━━━ Given information
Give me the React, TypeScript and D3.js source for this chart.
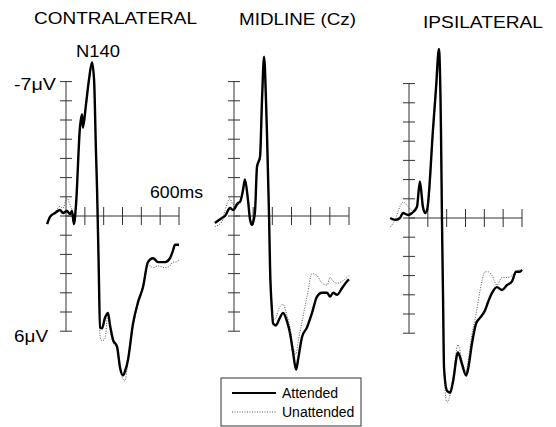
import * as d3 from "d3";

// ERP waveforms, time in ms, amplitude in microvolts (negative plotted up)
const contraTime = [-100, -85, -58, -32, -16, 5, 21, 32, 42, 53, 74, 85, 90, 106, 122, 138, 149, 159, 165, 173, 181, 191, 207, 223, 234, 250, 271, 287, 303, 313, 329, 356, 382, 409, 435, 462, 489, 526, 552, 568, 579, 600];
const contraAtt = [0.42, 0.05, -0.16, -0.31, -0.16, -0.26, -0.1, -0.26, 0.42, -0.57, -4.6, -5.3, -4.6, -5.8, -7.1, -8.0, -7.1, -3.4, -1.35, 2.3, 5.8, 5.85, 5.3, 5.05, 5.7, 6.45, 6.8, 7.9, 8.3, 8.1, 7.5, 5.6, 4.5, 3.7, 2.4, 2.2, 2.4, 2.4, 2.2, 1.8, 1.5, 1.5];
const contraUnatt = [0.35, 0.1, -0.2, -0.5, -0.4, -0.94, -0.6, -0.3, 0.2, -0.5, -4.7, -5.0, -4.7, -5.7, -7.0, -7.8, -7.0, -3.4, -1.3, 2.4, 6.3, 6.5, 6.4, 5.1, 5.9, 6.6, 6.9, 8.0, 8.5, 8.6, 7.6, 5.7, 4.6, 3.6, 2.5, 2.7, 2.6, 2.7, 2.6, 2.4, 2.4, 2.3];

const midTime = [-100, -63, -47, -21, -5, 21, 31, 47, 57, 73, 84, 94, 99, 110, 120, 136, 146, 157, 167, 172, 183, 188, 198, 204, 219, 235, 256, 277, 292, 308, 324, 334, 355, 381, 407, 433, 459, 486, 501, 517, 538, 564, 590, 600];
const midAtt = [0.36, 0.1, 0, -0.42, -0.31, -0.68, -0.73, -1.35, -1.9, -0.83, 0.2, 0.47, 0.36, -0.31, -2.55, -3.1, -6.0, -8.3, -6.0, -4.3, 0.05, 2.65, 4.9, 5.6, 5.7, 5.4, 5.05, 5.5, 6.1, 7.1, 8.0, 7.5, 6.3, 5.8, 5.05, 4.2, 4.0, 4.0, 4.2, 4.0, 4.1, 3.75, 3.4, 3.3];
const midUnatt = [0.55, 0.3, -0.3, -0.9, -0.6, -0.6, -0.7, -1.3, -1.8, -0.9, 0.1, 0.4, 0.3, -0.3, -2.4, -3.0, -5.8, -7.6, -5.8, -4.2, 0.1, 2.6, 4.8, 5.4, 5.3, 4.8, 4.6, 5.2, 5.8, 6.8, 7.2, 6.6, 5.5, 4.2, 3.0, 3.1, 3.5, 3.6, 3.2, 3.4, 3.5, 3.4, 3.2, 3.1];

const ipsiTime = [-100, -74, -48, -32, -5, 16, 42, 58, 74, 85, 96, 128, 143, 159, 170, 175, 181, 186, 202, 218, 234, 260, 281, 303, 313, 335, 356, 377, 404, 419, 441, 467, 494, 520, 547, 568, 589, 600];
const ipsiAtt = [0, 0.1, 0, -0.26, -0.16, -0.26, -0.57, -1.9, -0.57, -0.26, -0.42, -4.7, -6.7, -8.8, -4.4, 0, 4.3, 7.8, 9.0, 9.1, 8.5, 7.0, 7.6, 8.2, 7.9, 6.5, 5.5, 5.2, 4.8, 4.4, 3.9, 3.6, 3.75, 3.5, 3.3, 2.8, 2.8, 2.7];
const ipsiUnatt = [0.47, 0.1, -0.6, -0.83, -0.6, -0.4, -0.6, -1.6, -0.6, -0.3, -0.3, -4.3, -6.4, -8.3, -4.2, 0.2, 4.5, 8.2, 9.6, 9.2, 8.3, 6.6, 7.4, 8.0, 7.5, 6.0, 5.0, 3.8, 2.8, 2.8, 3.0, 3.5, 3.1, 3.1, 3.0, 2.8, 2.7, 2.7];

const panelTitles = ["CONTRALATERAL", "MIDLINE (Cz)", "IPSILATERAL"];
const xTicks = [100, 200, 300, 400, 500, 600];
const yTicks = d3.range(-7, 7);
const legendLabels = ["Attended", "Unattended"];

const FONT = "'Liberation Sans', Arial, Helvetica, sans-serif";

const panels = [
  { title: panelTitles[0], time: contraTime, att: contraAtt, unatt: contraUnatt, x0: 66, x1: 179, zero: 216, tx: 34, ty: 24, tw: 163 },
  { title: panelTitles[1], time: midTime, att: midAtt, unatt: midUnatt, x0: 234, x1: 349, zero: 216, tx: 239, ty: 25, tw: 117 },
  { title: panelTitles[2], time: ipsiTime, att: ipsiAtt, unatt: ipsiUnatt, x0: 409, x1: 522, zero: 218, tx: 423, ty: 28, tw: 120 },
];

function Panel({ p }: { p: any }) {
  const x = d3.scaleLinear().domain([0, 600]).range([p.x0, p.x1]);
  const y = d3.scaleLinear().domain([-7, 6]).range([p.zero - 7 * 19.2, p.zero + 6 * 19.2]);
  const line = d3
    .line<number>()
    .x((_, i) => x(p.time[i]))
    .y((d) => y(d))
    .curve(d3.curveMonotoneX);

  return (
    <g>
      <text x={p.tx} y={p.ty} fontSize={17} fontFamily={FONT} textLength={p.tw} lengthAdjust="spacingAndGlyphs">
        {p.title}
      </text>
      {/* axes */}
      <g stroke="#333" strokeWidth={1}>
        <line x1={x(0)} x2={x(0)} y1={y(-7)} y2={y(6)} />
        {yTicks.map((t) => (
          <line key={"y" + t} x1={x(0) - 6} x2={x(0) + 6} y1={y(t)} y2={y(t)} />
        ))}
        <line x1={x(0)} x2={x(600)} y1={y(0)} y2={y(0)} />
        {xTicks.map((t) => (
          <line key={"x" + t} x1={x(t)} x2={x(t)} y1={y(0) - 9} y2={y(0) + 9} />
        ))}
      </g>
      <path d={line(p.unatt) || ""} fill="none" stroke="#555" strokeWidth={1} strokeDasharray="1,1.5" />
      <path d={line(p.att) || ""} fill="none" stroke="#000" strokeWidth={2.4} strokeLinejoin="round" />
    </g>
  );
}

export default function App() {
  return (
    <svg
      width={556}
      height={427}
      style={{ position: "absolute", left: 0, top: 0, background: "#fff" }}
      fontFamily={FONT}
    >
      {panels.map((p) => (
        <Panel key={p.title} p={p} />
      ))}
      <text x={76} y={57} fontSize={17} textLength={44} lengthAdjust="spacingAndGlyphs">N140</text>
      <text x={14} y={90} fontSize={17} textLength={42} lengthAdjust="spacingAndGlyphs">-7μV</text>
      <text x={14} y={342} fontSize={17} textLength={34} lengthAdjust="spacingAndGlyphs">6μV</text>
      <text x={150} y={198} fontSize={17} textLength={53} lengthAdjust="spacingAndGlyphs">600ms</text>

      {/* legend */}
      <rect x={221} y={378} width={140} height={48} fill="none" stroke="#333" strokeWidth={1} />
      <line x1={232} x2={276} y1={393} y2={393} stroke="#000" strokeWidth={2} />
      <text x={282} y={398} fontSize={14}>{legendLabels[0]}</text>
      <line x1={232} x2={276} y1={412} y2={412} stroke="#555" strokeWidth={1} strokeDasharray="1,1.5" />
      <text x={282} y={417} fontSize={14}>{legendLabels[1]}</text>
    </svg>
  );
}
━━━━━━
━━━ Given information
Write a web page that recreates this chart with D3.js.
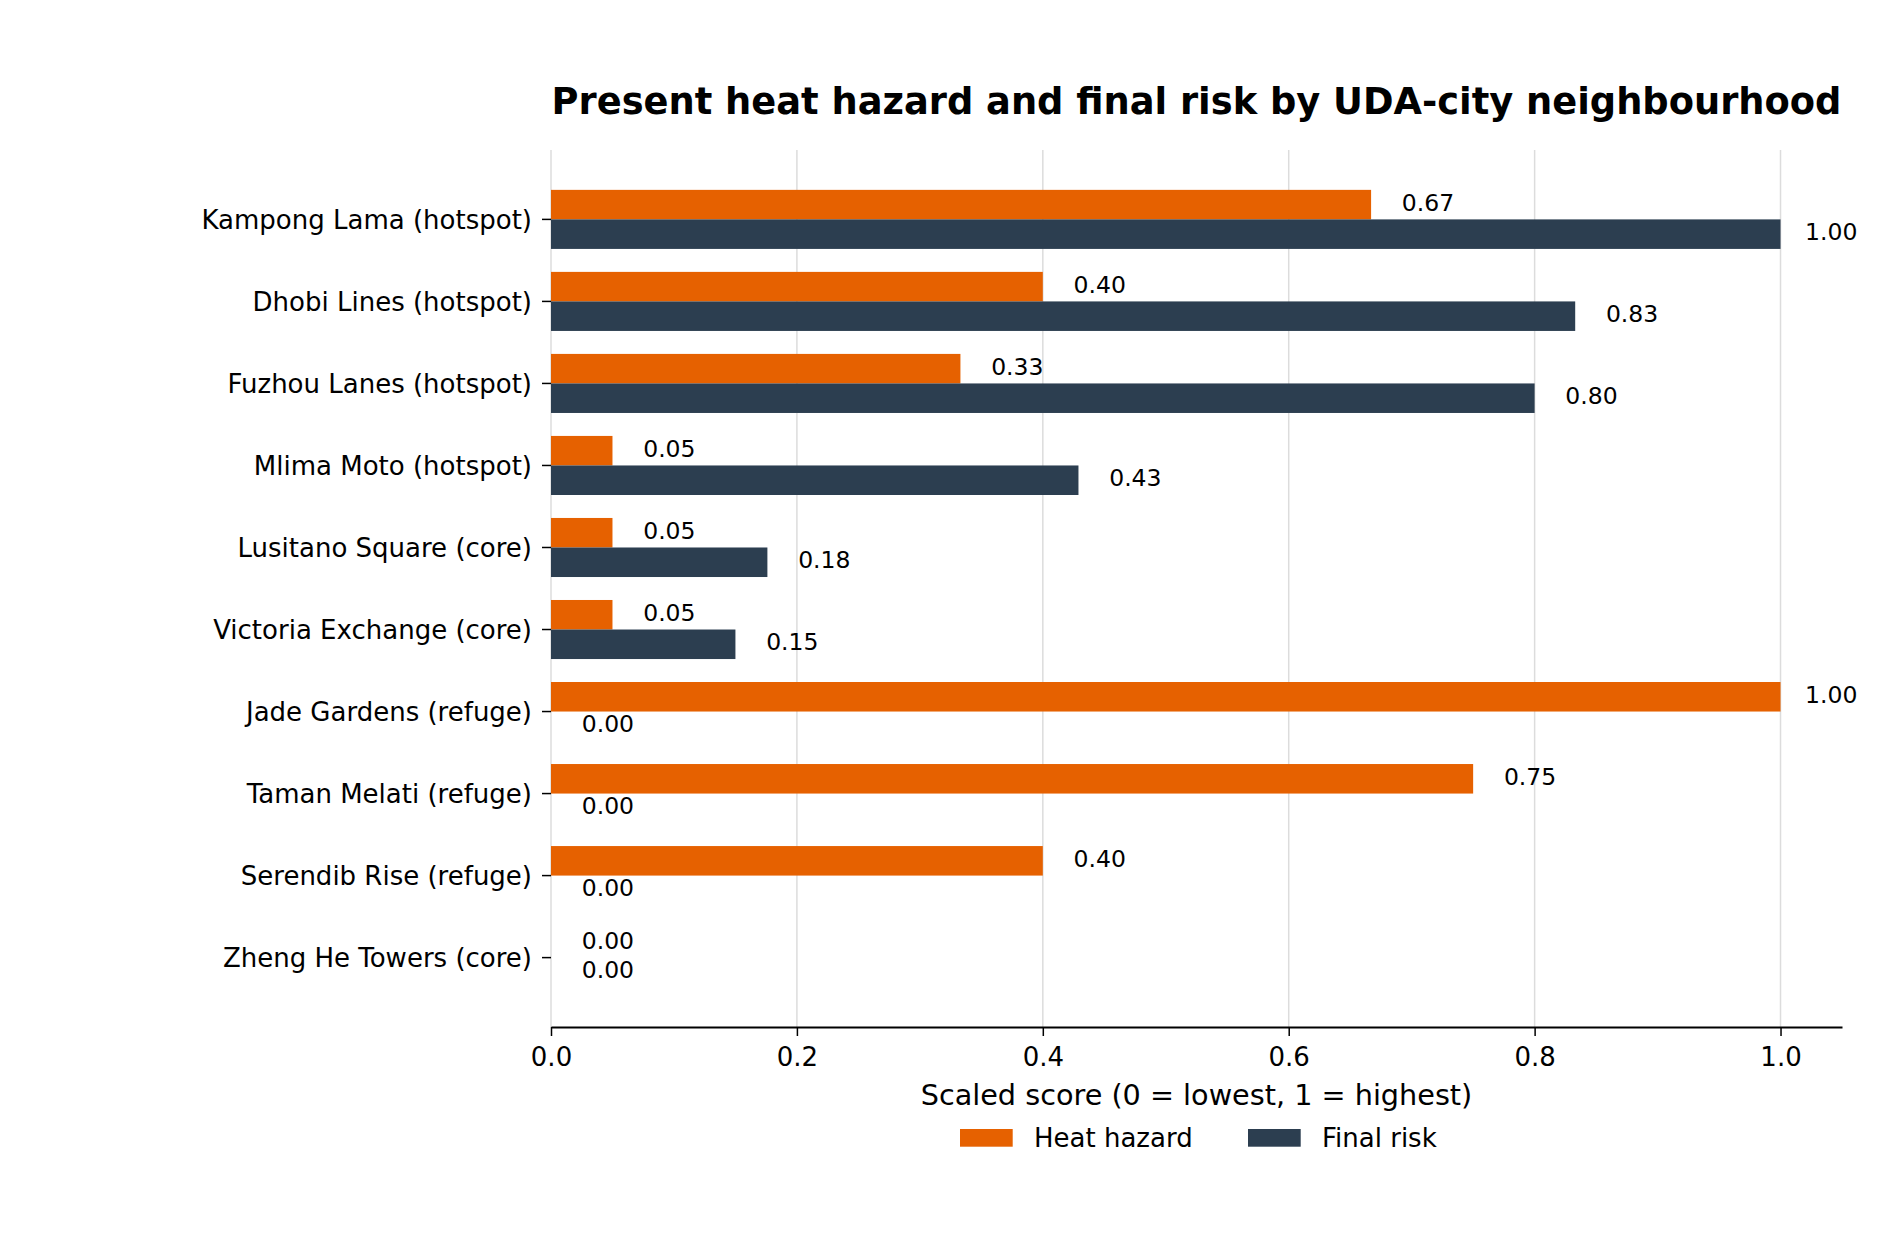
━━━━━━
━━━ Given information
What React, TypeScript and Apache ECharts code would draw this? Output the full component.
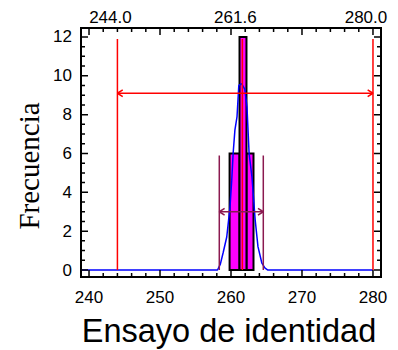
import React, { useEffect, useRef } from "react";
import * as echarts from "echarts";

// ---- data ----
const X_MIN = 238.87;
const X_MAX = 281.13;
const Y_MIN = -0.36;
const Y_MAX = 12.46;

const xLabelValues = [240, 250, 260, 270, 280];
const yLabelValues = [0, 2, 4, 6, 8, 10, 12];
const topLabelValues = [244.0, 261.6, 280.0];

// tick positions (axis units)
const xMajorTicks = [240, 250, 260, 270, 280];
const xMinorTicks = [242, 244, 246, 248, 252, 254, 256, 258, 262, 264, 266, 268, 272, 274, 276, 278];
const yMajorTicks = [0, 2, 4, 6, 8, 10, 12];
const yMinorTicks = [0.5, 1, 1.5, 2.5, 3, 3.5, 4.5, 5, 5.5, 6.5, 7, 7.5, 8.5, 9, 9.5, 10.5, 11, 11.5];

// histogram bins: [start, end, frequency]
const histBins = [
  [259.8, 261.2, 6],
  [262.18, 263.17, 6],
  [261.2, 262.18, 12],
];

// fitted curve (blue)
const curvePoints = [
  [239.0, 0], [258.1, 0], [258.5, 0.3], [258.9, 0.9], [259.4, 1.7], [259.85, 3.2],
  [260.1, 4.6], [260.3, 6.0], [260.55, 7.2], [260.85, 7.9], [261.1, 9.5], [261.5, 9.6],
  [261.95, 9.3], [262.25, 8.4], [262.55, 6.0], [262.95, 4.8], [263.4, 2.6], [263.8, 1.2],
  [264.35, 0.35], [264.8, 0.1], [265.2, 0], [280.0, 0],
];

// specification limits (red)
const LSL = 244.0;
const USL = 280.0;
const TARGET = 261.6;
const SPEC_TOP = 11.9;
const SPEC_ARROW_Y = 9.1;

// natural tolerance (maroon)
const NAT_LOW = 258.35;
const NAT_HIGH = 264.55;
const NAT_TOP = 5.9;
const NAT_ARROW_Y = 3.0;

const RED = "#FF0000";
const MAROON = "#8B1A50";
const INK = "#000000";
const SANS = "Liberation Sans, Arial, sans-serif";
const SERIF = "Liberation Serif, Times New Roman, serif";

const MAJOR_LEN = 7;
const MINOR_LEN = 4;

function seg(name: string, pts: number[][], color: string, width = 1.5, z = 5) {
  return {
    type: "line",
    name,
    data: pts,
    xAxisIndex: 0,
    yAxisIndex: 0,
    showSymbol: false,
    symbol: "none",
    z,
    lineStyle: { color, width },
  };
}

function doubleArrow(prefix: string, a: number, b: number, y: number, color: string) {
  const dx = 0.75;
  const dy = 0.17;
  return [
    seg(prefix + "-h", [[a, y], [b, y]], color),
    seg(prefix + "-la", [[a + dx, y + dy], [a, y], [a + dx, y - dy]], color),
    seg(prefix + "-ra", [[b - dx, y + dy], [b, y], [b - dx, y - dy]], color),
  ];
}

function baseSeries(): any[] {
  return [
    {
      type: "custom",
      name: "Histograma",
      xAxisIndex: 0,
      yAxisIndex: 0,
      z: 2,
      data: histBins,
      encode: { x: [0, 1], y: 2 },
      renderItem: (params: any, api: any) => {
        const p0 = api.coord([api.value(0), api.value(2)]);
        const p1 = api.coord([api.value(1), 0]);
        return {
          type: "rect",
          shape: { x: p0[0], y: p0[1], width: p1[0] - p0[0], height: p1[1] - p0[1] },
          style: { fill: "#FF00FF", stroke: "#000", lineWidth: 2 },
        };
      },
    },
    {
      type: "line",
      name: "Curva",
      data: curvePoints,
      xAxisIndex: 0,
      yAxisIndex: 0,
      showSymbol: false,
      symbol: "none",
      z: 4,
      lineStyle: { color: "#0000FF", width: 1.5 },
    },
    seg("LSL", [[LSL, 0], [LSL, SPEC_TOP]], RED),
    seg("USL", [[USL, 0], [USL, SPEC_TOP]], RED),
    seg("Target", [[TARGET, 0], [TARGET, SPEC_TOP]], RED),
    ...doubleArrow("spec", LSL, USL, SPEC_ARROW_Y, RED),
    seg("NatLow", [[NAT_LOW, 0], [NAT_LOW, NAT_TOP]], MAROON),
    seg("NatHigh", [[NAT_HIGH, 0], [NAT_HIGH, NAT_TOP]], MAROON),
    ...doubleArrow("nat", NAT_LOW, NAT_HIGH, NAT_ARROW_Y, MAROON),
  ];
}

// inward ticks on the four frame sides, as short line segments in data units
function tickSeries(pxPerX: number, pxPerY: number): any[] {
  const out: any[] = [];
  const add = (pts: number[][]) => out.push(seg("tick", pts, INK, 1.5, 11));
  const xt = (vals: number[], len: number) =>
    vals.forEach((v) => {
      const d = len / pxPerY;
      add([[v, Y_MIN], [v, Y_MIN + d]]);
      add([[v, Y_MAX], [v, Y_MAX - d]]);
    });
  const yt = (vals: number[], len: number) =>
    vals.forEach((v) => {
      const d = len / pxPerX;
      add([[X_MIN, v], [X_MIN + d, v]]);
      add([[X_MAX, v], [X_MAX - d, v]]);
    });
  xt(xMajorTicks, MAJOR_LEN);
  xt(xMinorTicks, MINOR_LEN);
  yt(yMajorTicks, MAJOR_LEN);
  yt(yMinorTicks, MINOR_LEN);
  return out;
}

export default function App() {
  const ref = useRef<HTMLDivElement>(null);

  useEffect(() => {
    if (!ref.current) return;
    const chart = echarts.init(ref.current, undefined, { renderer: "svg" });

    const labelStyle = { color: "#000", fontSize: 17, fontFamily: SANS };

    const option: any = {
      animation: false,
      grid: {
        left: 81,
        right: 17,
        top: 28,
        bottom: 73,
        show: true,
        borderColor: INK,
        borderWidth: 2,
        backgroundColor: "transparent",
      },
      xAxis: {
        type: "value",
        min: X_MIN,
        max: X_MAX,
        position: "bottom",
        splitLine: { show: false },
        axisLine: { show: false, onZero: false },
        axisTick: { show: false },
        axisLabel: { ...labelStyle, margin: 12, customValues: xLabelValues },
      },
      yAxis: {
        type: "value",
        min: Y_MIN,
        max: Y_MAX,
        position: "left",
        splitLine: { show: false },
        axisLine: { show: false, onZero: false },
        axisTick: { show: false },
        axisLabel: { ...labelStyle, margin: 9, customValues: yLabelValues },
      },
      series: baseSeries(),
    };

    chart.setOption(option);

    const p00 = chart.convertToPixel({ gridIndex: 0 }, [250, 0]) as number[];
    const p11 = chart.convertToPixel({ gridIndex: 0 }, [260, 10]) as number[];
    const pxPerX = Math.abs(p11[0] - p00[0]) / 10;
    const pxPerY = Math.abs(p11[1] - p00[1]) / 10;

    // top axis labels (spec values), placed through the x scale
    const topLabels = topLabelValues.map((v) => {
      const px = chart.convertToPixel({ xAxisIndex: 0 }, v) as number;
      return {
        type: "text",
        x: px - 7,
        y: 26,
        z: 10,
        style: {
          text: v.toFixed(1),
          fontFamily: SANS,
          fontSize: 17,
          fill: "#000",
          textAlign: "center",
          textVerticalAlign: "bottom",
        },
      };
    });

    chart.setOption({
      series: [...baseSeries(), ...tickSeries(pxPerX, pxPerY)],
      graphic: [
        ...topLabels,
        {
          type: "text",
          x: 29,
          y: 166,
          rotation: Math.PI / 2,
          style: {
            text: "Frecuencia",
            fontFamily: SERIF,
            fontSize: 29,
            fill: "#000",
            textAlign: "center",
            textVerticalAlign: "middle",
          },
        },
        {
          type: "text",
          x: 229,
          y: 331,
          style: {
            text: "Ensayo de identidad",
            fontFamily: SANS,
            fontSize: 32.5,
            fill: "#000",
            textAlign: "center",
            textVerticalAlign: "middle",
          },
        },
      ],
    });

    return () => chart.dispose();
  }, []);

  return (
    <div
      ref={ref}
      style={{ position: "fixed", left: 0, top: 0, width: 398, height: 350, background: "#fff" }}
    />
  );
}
━━━━━━
Set exercise | Reproduce, word for word, only the lines in the records above from the line with "Give me the" through the line with "import * as d3", including both ends; omit the pictures.

Response to the task |
Give me the React, TypeScript and D3.js source for this chart.
import * as d3 from "d3";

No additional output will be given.